I seem to spend an inordinate amount of time wandering through countryside, usually with dog in tow, and it's hard to do that without appreciating just how remarkable wild plants and flowers are. They don't get so much as a smidgin of attention from us, yet they seed themselves, grow up bravely fighting off all manner of weeds (actually they often are weeds) and pests and make it to adulthood to produce a heart-stopping flower of their own. As a gardener it's all a bit humbling.

So since I often think they look at least as pretty as garden flowers I thought I'd give them their own spot in the limelight here, starting with a thistle I kind of wish I had in my garden as its seedheads were nicer (and much more sturdy) than most of mine have been this winter. But then the whole point of wildflowers is that they aren't in your garden, and you wouldn't want them to be if they were (I spend a lot of time and prickled fingers pulling thistles out of my garden, in fact). So I give you the thistle: in its own place and its own time, and long may it stay there so we can be stopped in our tracks while out dog-walking.


VP said...

It's an extension of Right Plant, Right Place eh?

I wish garden plants were as easy to ID as wildflowers. If I want to know what I've seen on my walks I simply consult my Francis Rose, which will give me the answer whether the plants vegetative or in flower.

Now remembering your fiendish plant ID quizes last year, where on earth does one start I you don't have the foggiest idea?

WV says pityl!

camillap said...

Thanks for this reminder of golden summer, autumn days - the light is really beautiful (please don't tell me if it was photgraphed on a bright winter day and spoil my illusion). I too sometimes look at hedgrows wistfully and think - nature really does it better.

Plant Mad Nige said...

I'm pretty sure your 'thistle' is a teasel, Dipsacus fullonium. I'm deducing that from the curved bracts below the missing seedhead on the upper stem. I have grown this species in my garden for years and absolutely love it. In the current snow, it's prettier than anything 'bred.'

The Constant Gardener said...

if you don't have the foggiest idea, VP, you start with just wittering on about how lovely the plant is and hope nobody notices you haven't mentioned the name :D

camilla - OK won't tell you then...

and Nigel - I debated with myself for a long time over whether this was thistle or teasel, as the bracts look like teasels but the head looks like a thistle. What makes me think it can't be a teasel is that in this patch of countryside there are a lot of teasels and they have much larger and more upright cones than this - far more like the garden teasels in shape. This looked nothing like them.

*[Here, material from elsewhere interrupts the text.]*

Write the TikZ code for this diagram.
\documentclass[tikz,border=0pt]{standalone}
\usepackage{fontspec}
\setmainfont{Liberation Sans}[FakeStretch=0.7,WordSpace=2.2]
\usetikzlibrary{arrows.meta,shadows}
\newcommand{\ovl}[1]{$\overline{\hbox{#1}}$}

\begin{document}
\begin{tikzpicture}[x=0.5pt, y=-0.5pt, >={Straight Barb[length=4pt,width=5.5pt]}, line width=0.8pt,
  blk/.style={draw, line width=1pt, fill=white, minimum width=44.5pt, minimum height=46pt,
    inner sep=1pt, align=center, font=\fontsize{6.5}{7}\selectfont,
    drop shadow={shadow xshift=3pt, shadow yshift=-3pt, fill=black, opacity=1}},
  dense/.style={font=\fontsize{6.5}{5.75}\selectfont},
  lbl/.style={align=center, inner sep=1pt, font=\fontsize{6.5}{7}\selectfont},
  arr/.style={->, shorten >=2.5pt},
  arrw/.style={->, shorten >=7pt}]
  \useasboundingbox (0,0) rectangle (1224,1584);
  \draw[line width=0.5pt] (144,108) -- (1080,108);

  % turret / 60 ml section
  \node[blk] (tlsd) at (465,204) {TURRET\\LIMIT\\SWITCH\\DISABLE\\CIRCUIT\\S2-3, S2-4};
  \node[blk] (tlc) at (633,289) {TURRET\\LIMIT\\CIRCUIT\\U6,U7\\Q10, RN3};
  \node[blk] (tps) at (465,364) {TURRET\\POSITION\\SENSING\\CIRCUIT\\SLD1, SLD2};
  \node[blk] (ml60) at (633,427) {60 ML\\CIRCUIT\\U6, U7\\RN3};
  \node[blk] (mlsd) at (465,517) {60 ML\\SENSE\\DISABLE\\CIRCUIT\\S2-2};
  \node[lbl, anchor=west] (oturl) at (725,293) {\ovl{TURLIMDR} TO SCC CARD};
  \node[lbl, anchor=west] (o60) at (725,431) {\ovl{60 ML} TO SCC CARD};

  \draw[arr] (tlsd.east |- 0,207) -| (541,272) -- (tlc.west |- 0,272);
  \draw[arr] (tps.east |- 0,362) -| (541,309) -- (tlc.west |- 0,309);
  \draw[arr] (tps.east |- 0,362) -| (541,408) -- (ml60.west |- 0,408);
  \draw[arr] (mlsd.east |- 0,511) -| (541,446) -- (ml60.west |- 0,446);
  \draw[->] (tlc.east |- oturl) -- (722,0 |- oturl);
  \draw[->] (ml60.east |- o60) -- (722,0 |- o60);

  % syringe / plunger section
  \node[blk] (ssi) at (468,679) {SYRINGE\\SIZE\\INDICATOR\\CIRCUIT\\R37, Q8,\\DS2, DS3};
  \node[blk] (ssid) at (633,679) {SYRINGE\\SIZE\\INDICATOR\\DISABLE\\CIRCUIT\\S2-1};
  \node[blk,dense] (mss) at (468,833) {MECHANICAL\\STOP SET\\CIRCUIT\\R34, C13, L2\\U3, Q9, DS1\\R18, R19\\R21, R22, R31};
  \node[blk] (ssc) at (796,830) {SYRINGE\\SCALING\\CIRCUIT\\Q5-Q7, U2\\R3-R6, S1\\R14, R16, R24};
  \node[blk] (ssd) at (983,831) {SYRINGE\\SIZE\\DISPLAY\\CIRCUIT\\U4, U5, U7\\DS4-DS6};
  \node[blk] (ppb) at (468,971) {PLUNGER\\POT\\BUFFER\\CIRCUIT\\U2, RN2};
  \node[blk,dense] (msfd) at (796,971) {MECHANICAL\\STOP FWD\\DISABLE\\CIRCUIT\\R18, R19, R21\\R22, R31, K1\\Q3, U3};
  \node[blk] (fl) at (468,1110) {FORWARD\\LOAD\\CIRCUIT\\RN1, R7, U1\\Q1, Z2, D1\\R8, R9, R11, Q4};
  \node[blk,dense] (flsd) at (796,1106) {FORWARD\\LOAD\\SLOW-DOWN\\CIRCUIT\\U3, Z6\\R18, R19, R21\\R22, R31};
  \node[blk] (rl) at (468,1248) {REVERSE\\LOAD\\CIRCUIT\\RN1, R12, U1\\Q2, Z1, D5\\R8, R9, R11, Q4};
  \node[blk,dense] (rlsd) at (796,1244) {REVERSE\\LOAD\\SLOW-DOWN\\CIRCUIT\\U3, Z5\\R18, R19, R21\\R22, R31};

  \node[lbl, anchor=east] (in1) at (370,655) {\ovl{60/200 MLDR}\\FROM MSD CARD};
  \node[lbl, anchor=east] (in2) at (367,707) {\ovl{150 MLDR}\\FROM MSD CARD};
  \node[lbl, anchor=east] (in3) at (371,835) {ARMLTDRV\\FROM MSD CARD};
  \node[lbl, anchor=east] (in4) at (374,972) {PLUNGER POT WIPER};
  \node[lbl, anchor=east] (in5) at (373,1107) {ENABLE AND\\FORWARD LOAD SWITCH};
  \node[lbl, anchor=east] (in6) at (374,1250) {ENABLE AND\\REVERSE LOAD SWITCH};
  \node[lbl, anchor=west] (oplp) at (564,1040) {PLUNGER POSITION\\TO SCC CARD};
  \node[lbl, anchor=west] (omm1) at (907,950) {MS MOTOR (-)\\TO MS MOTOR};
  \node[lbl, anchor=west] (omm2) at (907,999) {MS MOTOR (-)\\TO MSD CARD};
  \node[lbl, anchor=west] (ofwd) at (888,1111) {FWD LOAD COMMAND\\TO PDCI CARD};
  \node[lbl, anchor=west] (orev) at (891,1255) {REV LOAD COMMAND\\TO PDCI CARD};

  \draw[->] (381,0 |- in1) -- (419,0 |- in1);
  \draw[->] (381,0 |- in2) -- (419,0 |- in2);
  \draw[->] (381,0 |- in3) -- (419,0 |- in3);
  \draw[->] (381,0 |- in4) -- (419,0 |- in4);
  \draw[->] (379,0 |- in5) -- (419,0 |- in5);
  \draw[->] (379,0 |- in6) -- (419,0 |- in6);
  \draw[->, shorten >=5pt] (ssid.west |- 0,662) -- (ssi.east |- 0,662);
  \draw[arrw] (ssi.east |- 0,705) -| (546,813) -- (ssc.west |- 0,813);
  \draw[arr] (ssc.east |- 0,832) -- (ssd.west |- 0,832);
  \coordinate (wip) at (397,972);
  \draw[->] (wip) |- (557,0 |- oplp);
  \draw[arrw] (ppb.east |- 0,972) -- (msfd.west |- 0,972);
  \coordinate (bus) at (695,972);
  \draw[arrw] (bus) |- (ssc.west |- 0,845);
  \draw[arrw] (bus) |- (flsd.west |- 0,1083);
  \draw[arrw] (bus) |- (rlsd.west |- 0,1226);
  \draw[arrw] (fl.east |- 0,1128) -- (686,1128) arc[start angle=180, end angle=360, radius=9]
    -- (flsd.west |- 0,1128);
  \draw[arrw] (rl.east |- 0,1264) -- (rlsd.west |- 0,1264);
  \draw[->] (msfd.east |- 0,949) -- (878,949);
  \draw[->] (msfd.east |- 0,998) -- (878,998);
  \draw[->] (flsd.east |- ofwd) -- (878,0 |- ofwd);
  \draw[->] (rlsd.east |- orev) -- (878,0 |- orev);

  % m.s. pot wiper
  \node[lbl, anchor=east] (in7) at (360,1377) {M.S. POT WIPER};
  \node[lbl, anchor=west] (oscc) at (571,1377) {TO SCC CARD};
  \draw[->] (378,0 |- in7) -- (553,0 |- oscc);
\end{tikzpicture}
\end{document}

I'm quite prepared to be told there are lots of different types of teasel now, and I may have found one which isn't the common teasel - though I know many thistles have bracts too. Hmm... I refer you to the answer I gave VP earlier :D

VP said...

I've just consulted my Francis Rose (The Wild Flower Key) and I reckon it's the small teasel Dipsacus pilosus

The Constant Gardener said...

Do you know VP you might just be right... the bracts don't look as large in the summer plants but the flower heads are the right size - and the bracts do get more noticeable in winter.

Cor, not only did I find a pretty wild plant I also found quite an unusual one too!